Millions of civilians have fled their homes, and tens of thousands have been killed or injured in the nearly three decades of armed conflict in Afghanistan. Now, as the International Security and Assistance Force (ISAF) implements its exit strategy from Afghanistan, the Afghan National Security Forces (ANSF) prepare to take over full responsibility for the security measures of the Afghan population.
When the Center began working on Afghanistan in 2003, civilian protection was not a priority for international forces and little help was available for civilians harmed. Now, a multitude of efforts exist to address civilian harm—many strongly advocated for by the Center, including NATO’s adoption of a policy for compensation to civilians in Afghanistan and the United States’ Afghan Civilian Assistance Program (ACAP), the first US funded program to aid civilians by US combat operations.
As ISAF prepares to exit, Afghan forces’ ability to protect their own population is our top priority and will remain so through the official handover in 2014. We’re training Afghan officers on processes for properly responding to civilian harm and pressing the Afghan government to set up a formal system to prevent, track and respond to civilian harm.

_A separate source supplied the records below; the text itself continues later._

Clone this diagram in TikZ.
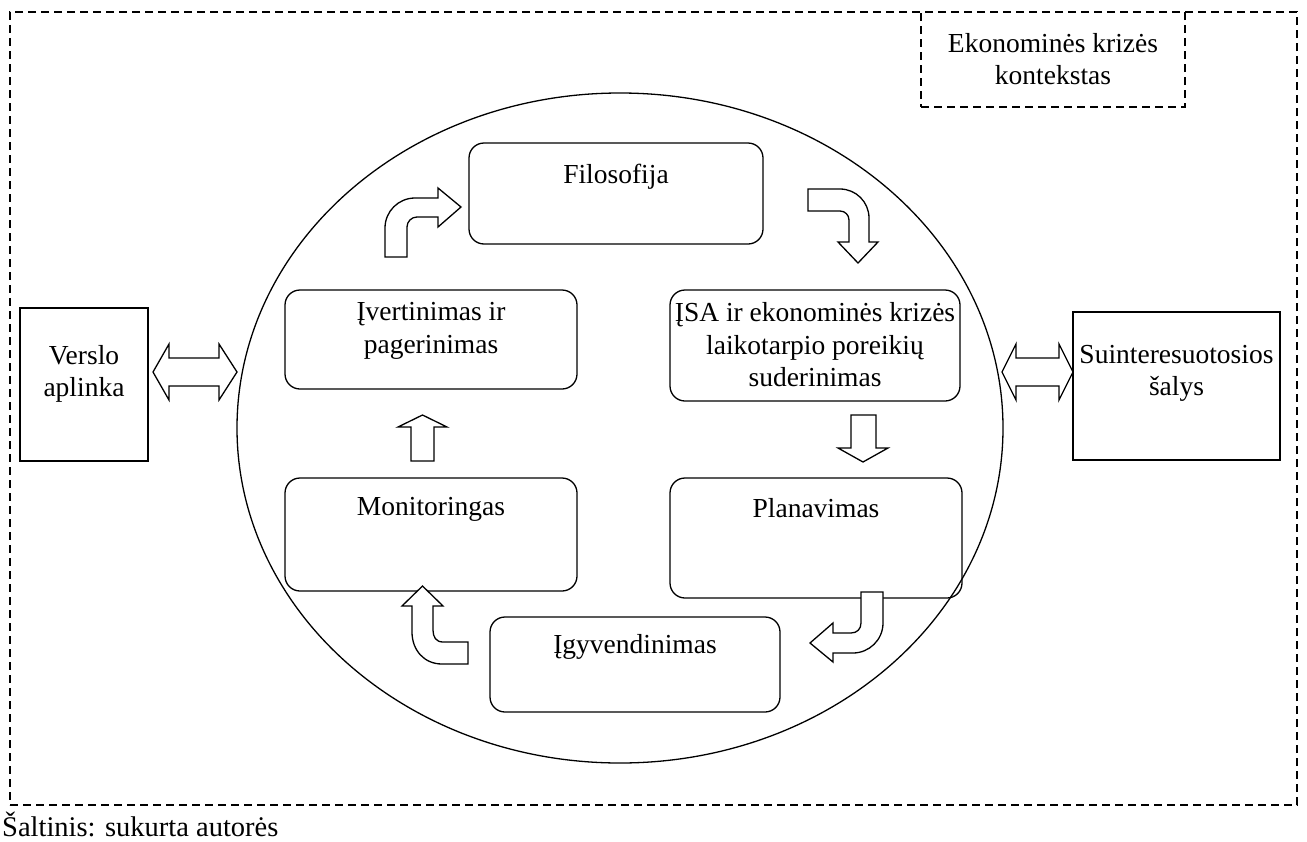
\documentclass[tikz,border=0pt]{standalone}
\usepackage{fontspec}
\setmainfont{Liberation Serif}
\usetikzlibrary{shapes.geometric}
\begin{document}
\begin{tikzpicture}[x=1pt,y=-1pt,
  every node/.style={font=\fontsize{27.5}{32.5}\selectfont},
  frame/.style={draw, line width=1.3pt, dash pattern=on 8pt off 5pt, inner sep=0pt},
  stagebox/.style={draw, line width=1.3pt, rounded corners=15pt, inner sep=0pt},
  sidebox/.style={draw, line width=1.3pt, inner sep=0pt},
  caption/.style={anchor=north, inner sep=0pt, align=center},
  blockarrow/.style={draw, fill=white, line width=1.3pt, line join=miter}]
\useasboundingbox (0,0) rectangle (1307,841);

% outer context frame and its title box
\node[frame, minimum width=1287pt, minimum height=793pt] (outer) at (653.5,408.5) {};
\node[frame, fill=white, minimum width=264pt, minimum height=95pt] (ctx) at (1053,59.5) {};
\node[align=center, inner sep=0pt] (ctxtext) at (1053,59) {Ekonominės krizės\\kontekstas};

% the management cycle
\node[draw, ellipse, line width=1.3pt, minimum width=766pt, minimum height=670pt, inner sep=0pt] (oval) at (620,428) {};

\node[stagebox, minimum width=294pt, minimum height=101pt] (filo) at (616,193.5) {};
\node[stagebox, minimum width=292pt, minimum height=99pt]  (verti) at (431,339.5) {};
\node[stagebox, minimum width=290pt, minimum height=111pt] (isa) at (815,345.5) {};
\node[stagebox, minimum width=292pt, minimum height=113pt] (moni) at (431,534.5) {};
\node[stagebox, minimum width=292pt, minimum height=120pt] (plan) at (816,538) {};
\node[stagebox, minimum width=290pt, minimum height=95pt]  (igyv) at (635,664.5) {};

\node[caption] (filotext) at ([yshift=-22pt]filo.north) {Filosofija};
\node[caption] (vertitext) at ([yshift=-13pt]verti.north) {Įvertinimas ir\\pagerinimas};
\node[caption] (isatext) at ([yshift=-13pt]isa.north) {ĮSA ir ekonominės krizės\\laikotarpio poreikių\\suderinimas};
\node[caption] (monitext) at ([yshift=-20pt]moni.north) {Monitoringas};
\node[caption] (plantext) at ([yshift=-21pt]plan.north) {Planavimas};
\node[caption] (igyvtext) at ([yshift=-18pt]igyv.north) {Įgyvendinimas};

% surrounding parties
\node[sidebox, minimum width=128pt, minimum height=153pt] (verslo) at (84,384.5) {};
\node[align=center, inner sep=0pt] (verslotext) at (84,374) {Verslo\\aplinka};
\node[sidebox, minimum width=207pt, minimum height=148pt] (suint) at (1176.5,386) {};
\node[align=center, inner sep=0pt] (suinttext) at (1176.5,373.5) {Suinteresuotosios\\šalys};

% two-way links to the environment
\draw[blockarrow] (153,372) -- (169,344) -- (169,358) -- (219,358) -- (219,344) -- (237,372)
  -- (219,400) -- (219,386) -- (169,386) -- (169,400) -- cycle;
\draw[blockarrow] (1002,372) -- (1016,344) -- (1016,358) -- (1059,358) -- (1059,344) -- (1073,372)
  -- (1059,400) -- (1059,386) -- (1016,386) -- (1016,400) -- cycle;

% straight steps
\draw[blockarrow] (851,415) -- (876,415) -- (876,448) -- (888,448) -- (863,462) -- (838,448) -- (851,448) -- cycle;
\draw[blockarrow] (411,461) -- (411,427) -- (398,427) -- (422.5,415) -- (447,427) -- (434,427) -- (434,461) -- cycle;

% bent steps
\draw[blockarrow] (385,257) -- (385,228) .. controls (385,211.4) and (398.4,198) .. (415,198)
  -- (438,198) -- (438,188) -- (461,207) -- (438,227) -- (438,217) -- (417,217)
  .. controls (411.5,217) and (407,221.5) .. (407,227) -- (407,257) -- cycle;
\draw[blockarrow] (808,189) -- (840,189) .. controls (856,189) and (869,202) .. (869,218)
  -- (869,242) -- (878,242) -- (858,263) -- (838,242) -- (849,242) -- (849,220)
  .. controls (849,215) and (845,211) .. (840,211) -- (808,211) -- cycle;
\draw[blockarrow] (861,592) -- (883,592) -- (883,623) .. controls (883,640) and (869,653) .. (853,653)
  -- (833,653) -- (833,662) -- (810,643) -- (833,623) -- (833,633) -- (851,633)
  .. controls (857,633) and (861,629) .. (861,623) -- cycle;
\draw[blockarrow] (468,642) -- (468,664) -- (442,664) .. controls (424,664) and (412,650) .. (412,632)
  -- (412,606) -- (402,606) -- (422.5,586) -- (443,606) -- (433,606) -- (433,630)
  .. controls (433,637) and (436,642) .. (443,642) -- cycle;

% source line
\node[anchor=north west, inner sep=0pt, font=\fontsize{28.5}{33}\selectfont] (source) at (2,812) {Šaltinis: sukurta autorės};
\end{tikzpicture}
\end{document}
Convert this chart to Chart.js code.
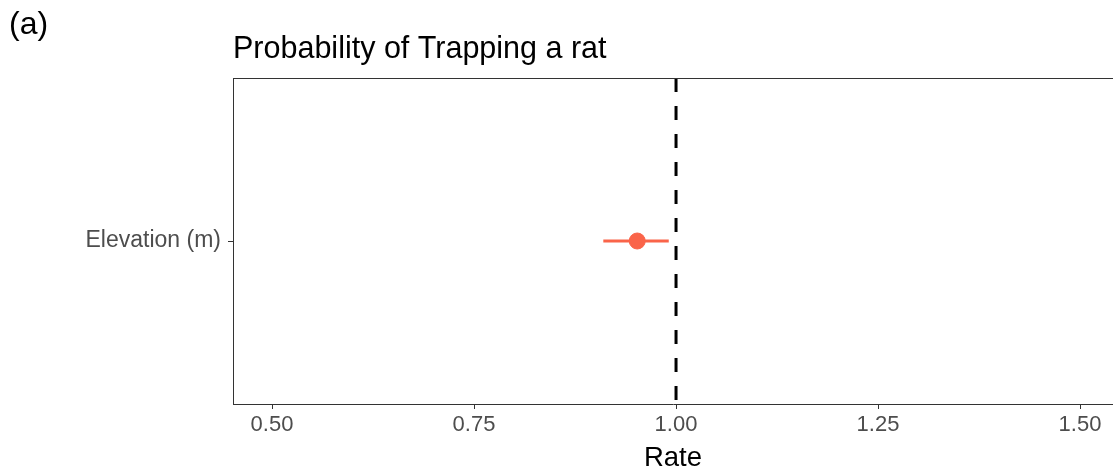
<!DOCTYPE html>
<html>
<head>
<meta charset="utf-8">
<script src="https://cdn.jsdelivr.net/npm/chart.js@4/dist/chart.umd.min.js"></script>
<style>
  body { margin: 0; background: #fff; }
  #wrap { width: 1113px; height: 472px; }
</style>
</head>
<body>
<div id="wrap"><canvas id="myChart" width="1113" height="472"></canvas></div>
<script>
'use strict';

const categories = ['Elevation (m)'];
const estimates = [0.952];
const lowerBounds = [0.91];
const upperBounds = [0.991];
const xTicks = [0.5, 0.75, 1.0, 1.25, 1.5];
const refValue = 1.0;

const panelTag = '(a)';
const chartTitle = 'Probability of Trapping a rat';
const xTitle = 'Rate';

const pointColor = '#FA6449';
const fontFamily = '"Liberation Sans", Arial, sans-serif';

const chartCanvas = document.getElementById('myChart');

// discrete y positions like ggplot: 1..n, expanded by 0.6
const yMin = 0.4;
const yMax = categories.length + 0.6;

const datasets = [];
for (let i = 0; i < categories.length; i++) {
  datasets.push({
    type: 'line',
    data: [
      { x: lowerBounds[i], y: i + 1 },
      { x: upperBounds[i], y: i + 1 },
    ],
    borderColor: pointColor,
    borderWidth: 3,
    pointRadius: 0,
    order: 2,
  });
}
datasets.push({
  type: 'scatter',
  data: estimates.map((v, i) => ({ x: v, y: i + 1 })),
  backgroundColor: pointColor,
  borderColor: pointColor,
  pointRadius: 8,
  pointHoverRadius: 8,
  order: 1,
});
datasets.push({
  type: 'line',
  data: [
    { x: refValue, y: yMax },
    { x: refValue, y: yMin },
  ],
  borderColor: '#000000',
  borderWidth: 3,
  borderDash: [14, 14],
  pointRadius: 0,
  order: 0,
});

const framePlugin = {
  id: 'frameAndText',
  afterDraw(chart) {
    const ctx = chart.ctx;
    const area = chart.chartArea;
    ctx.save();
    ctx.strokeStyle = '#333333';
    ctx.lineWidth = 1;
    ctx.beginPath();
    ctx.moveTo(area.left, area.top + 0.5);
    ctx.lineTo(area.right, area.top + 0.5);
    ctx.stroke();

    ctx.fillStyle = '#000000';
    ctx.textBaseline = 'alphabetic';
    ctx.textAlign = 'left';
    ctx.font = '32px ' + fontFamily;
    ctx.fillText(panelTag, 9, 34);
    ctx.font = '30.5px ' + fontFamily;
    ctx.fillText(chartTitle, area.left, 58);
    ctx.restore();
  },
};

new Chart(chartCanvas, {
  type: 'scatter',
  data: { datasets: datasets },
  options: {
    responsive: false,
    animation: false,
    layout: {
      autoPadding: false,
      padding: { top: 78, left: 0, right: 0, bottom: 0 },
    },
    plugins: {
      legend: { display: false },
      tooltip: { enabled: false },
    },
    scales: {
      x: {
        type: 'linear',
        min: 0.4517,
        max: 1.5408,
        afterBuildTicks(scale) {
          scale.ticks = xTicks.map((v) => ({ value: v }));
        },
        afterFit(scale) {
          scale.height = 68;
          scale.paddingLeft = 0;
          scale.paddingRight = 0;
        },
        ticks: {
          color: '#4D4D4D',
          font: { family: fontFamily, size: 22 },
          padding: 3,
          maxRotation: 0,
          autoSkip: false,
          callback: (v) => v.toFixed(2),
        },
        grid: {
          drawOnChartArea: false,
          drawTicks: true,
          tickLength: 5,
          tickWidth: 1,
          tickColor: '#333333',
        },
        border: { color: '#333333', width: 1 },
        title: {
          display: true,
          text: xTitle,
          color: '#000000',
          font: { family: fontFamily, size: 27.5, lineHeight: 1.0 },
          padding: 0,
        },
      },
      y: {
        type: 'linear',
        min: yMin,
        max: yMax,
        afterBuildTicks(scale) {
          scale.ticks = categories.map((c, i) => ({ value: i + 1 }));
        },
        afterFit(scale) {
          scale.width = 233;
          scale.paddingTop = 0;
          scale.paddingBottom = 0;
        },
        ticks: {
          color: '#4D4D4D',
          font: { family: fontFamily, size: 23 },
          padding: 7,
          autoSkip: false,
          callback: (v) => categories[Math.round(v) - 1] || '',
        },
        grid: {
          drawOnChartArea: false,
          drawTicks: true,
          tickLength: 5,
          tickWidth: 1,
          tickColor: '#333333',
        },
        border: { color: '#333333', width: 1 },
      },
    },
  },
  plugins: [framePlugin],
});
</script>
</body>
</html>
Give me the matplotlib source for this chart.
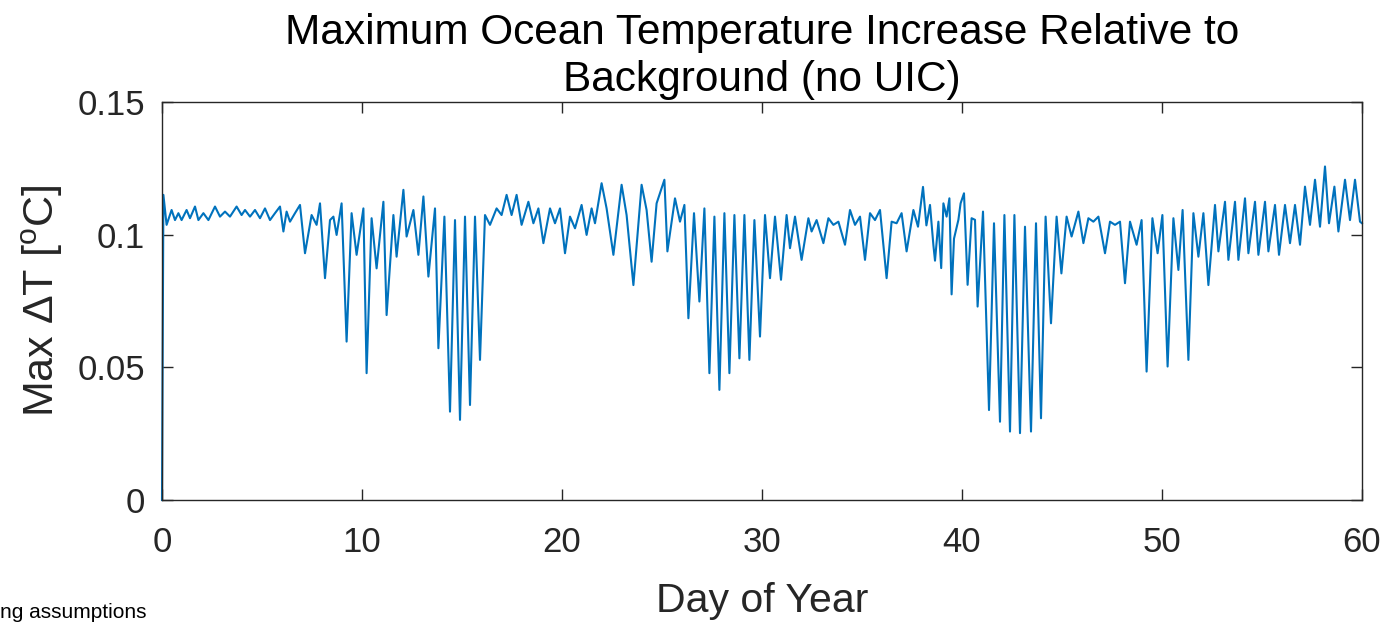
import numpy as np
import matplotlib
matplotlib.use("Agg")
import matplotlib.pyplot as plt

plt.rcParams['font.family'] = ['Liberation Sans', 'DejaVu Sans']
plt.rcParams['mathtext.fontset'] = 'custom'
plt.rcParams['mathtext.rm'] = 'Liberation Sans'
plt.rcParams['mathtext.it'] = 'Liberation Sans:italic'
plt.rcParams['mathtext.bf'] = 'Liberation Sans:bold'

# (day, max dT) vertices, split into segments
seg_days_00_08 = [0.00, 0.07, 0.23, 0.48, 0.65, 0.82, 0.98, 1.23, 1.40, 1.65, 1.82, 2.07, 2.32, 2.65, 2.90,
                  3.15, 3.40, 3.73, 3.98, 4.15, 4.40, 4.65, 4.90, 5.15, 5.40, 5.65, 5.90, 6.07, 6.23, 6.40,
                  6.65, 6.90, 7.15, 7.48, 7.73, 7.90]
seg_vals_00_08 = [0.0, 0.115, 0.1037, 0.1093, 0.1055, 0.1081, 0.1055, 0.1093, 0.1062, 0.1106, 0.1055, 0.1081,
                  0.1055, 0.1106, 0.1068, 0.1087, 0.1068, 0.1106, 0.1074, 0.1093, 0.1068, 0.1093, 0.1062,
                  0.1099, 0.1055, 0.1081, 0.1106, 0.1012, 0.1087, 0.1049, 0.1081, 0.1112, 0.0930, 0.1074,
                  0.1037, 0.1118]

seg_days_08_15 = [8.15, 8.40, 8.57, 8.73, 8.98, 9.23, 9.48, 9.73, 10.07, 10.23, 10.48, 10.73, 11.07, 11.23,
                  11.57, 11.73, 12.07, 12.23, 12.57, 12.82, 13.07, 13.32, 13.65, 13.82, 14.12, 14.40, 14.65,
                  14.90]
seg_vals_08_15 = [0.0836, 0.1055, 0.1068, 0.0999, 0.1118, 0.0597, 0.1081, 0.0924, 0.1099, 0.0478, 0.1062,
                  0.0873, 0.1124, 0.0697, 0.1074, 0.0917, 0.1169, 0.0993, 0.1093, 0.0924, 0.1144, 0.0842,
                  0.1099, 0.0572, 0.1068, 0.0333, 0.1055, 0.0302]

seg_days_15_23 = [15.15, 15.40, 15.65, 15.90, 16.15, 16.40, 16.73, 16.98, 17.23, 17.48, 17.73, 17.98, 18.32,
                  18.57, 18.82, 19.07, 19.40, 19.65, 19.90, 20.15, 20.40, 20.65, 20.98, 21.23, 21.48, 21.65,
                  21.98, 22.23, 22.57]
seg_vals_15_23 = [0.1068, 0.0358, 0.1068, 0.0528, 0.1074, 0.1037, 0.1099, 0.1074, 0.1150, 0.1074, 0.1150,
                  0.1037, 0.1124, 0.1043, 0.1099, 0.0968, 0.1099, 0.1043, 0.1099, 0.0930, 0.1068, 0.1024,
                  0.1112, 0.0999, 0.1099, 0.1043, 0.1194, 0.1099, 0.0924]

seg_days_23_30 = [22.98, 23.23, 23.57, 23.98, 24.23, 24.48, 24.73, 25.12, 25.27, 25.65, 25.90, 26.12, 26.32,
                  26.60, 26.87, 27.12, 27.37, 27.62, 27.87, 28.12, 28.37, 28.62, 28.87, 29.12, 29.37, 29.62,
                  29.90]
seg_vals_23_30 = [0.1188, 0.1074, 0.0810, 0.1188, 0.1093, 0.0898, 0.1118, 0.1207, 0.0937, 0.1137, 0.1049,
                  0.1112, 0.0685, 0.1081, 0.0748, 0.1099, 0.0478, 0.1068, 0.0415, 0.1081, 0.0478, 0.1074,
                  0.0534, 0.1074, 0.0528, 0.1055, 0.0616]

seg_days_30_38 = [30.15, 30.40, 30.65, 30.95, 31.23, 31.40, 31.65, 31.98, 32.32, 32.48, 32.73, 33.07, 33.32,
                  33.57, 33.82, 34.15, 34.40, 34.65, 34.90, 35.15, 35.40, 35.65, 35.90, 36.23, 36.48, 36.73,
                  36.98, 37.23, 37.57, 37.80]
seg_vals_30_38 = [0.1074, 0.0836, 0.1068, 0.0830, 0.1074, 0.0949, 0.1068, 0.0905, 0.1062, 0.1012, 0.1055,
                  0.0968, 0.1062, 0.1037, 0.1049, 0.0962, 0.1093, 0.1037, 0.1068, 0.0905, 0.1081, 0.1055,
                  0.1093, 0.0836, 0.1049, 0.1043, 0.1081, 0.0937, 0.1093, 0.1030]

seg_days_38_45 = [38.05, 38.22, 38.40, 38.57, 38.65, 38.82, 38.96, 39.07, 39.23, 39.37, 39.48, 39.60, 39.82,
                  39.93, 40.10, 40.28, 40.48, 40.65, 40.78, 41.05, 41.35, 41.60, 41.90, 42.12, 42.40, 42.62,
                  42.90, 43.15, 43.45, 43.70, 43.95, 44.18, 44.45, 44.73, 44.97]
seg_vals_38_45 = [0.1180, 0.1035, 0.1112, 0.0960, 0.0902, 0.1049, 0.0874, 0.1118, 0.1068, 0.1137, 0.0775,
                  0.0985, 0.1056, 0.1118, 0.1156, 0.0811, 0.1062, 0.1056, 0.0729, 0.1087, 0.0339, 0.1043,
                  0.0295, 0.1074, 0.0258, 0.1074, 0.0252, 0.1030, 0.0258, 0.1043, 0.0308, 0.1068, 0.0666,
                  0.1068, 0.0854]

seg_days_45_53 = [45.23, 45.48, 45.82, 46.07, 46.32, 46.57, 46.82, 47.15, 47.40, 47.65, 47.90, 48.15, 48.40,
                  48.73, 48.98, 49.23, 49.52, 49.78, 50.02, 50.28, 50.57, 50.82, 51.03, 51.32, 51.57, 51.82,
                  52.07, 52.32]
seg_vals_45_53 = [0.1068, 0.0993, 0.1087, 0.0968, 0.1062, 0.1049, 0.1068, 0.0930, 0.1049, 0.1037, 0.1049,
                  0.0817, 0.1049, 0.0962, 0.1055, 0.0484, 0.1062, 0.0930, 0.1074, 0.0503, 0.1062, 0.0867,
                  0.1093, 0.0528, 0.1081, 0.0917, 0.1081, 0.0810]

seg_days_53_60 = [52.65, 52.82, 53.15, 53.32, 53.65, 53.82, 54.15, 54.32, 54.65, 54.82, 55.15, 55.32, 55.65,
                  55.85, 56.15, 56.40, 56.65, 56.90, 57.15, 57.40, 57.65, 57.90, 58.15, 58.35, 58.62, 58.82,
                  59.15, 59.40, 59.65, 59.90, 60.00]
seg_vals_53_60 = [0.1112, 0.0937, 0.1124, 0.0905, 0.1124, 0.0905, 0.1137, 0.0930, 0.1124, 0.0924, 0.1124,
                  0.0937, 0.1112, 0.0924, 0.1112, 0.0968, 0.1112, 0.0962, 0.1181, 0.1037, 0.1207, 0.1030,
                  0.1257, 0.1043, 0.1181, 0.1012, 0.1207, 0.1055, 0.1207, 0.1049, 0.1043]

x_ticks = [0, 10, 20, 30, 40, 50, 60]
y_ticks = [0, 0.05, 0.1, 0.15]
y_tick_labels = ['0', '0.05', '0.1', '0.15']
title_text = "Maximum Ocean Temperature Increase Relative to\nBackground (no UIC)"
x_label = "Day of Year"
y_label = r"Max $\Delta$T [$^{\mathrm{o}}$C]"
footer_text = "ng assumptions"

days = np.concatenate([seg_days_00_08, seg_days_08_15, seg_days_15_23, seg_days_23_30,
                       seg_days_30_38, seg_days_38_45, seg_days_45_53, seg_days_53_60])
vals = np.concatenate([seg_vals_00_08, seg_vals_08_15, seg_vals_15_23, seg_vals_23_30,
                       seg_vals_30_38, seg_vals_38_45, seg_vals_45_53, seg_vals_53_60])

W, H = 1385, 622
fig = plt.figure(figsize=(W / 100, H / 100), dpi=100)
ax = fig.add_axes([162 / W, 1 - 500 / H, 1200 / W, 398 / H])

ax.plot(days, vals, color='#0072BD', lw=1.5, clip_on=False)

ax.set_xlim(0, 60)
ax.set_ylim(0, 0.15)
ax.set_xticks(x_ticks)
ax.set_xticklabels([str(t) for t in x_ticks])
ax.set_yticks(y_ticks)
ax.set_yticklabels(y_tick_labels)
ax.tick_params(direction='in', length=8, width=1.0, colors='#262626', labelsize=25,
               top=True, right=True)
ax.tick_params(axis='x', pad=19)
ax.tick_params(axis='y', pad=12)
for s in ax.spines.values():
    s.set_color('#262626')
    s.set_linewidth(1.0)

ax.set_xlabel(x_label, fontsize=29.5, color='#262626', labelpad=16)
ax.set_ylabel(y_label, fontsize=31, color='#262626', labelpad=9)
ax.set_title(title_text, fontsize=30.5, color='black', pad=8, linespacing=1.21)

fig.text(0.0, 1 - 618 / H, footer_text, fontsize=15, ha='left', va='baseline', color='black')

fig.savefig('out.png', dpi=100)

The Center has released groundbreaking reports examining the war's impact on civilians; documented existing compensation systems, support, and relief efforts; and provided specific, practical recommendations to warring parties on civilian losses. We’ve also collaborated with a number of organizations on advocacy and support efforts in and out of the country, including the International Organization for Migration (IOM), Human Rights Watch, International Crisis Group, Open Society Foundations, Oxfam International, Afghan Independent Human Rights Commission and Afghan Development Association.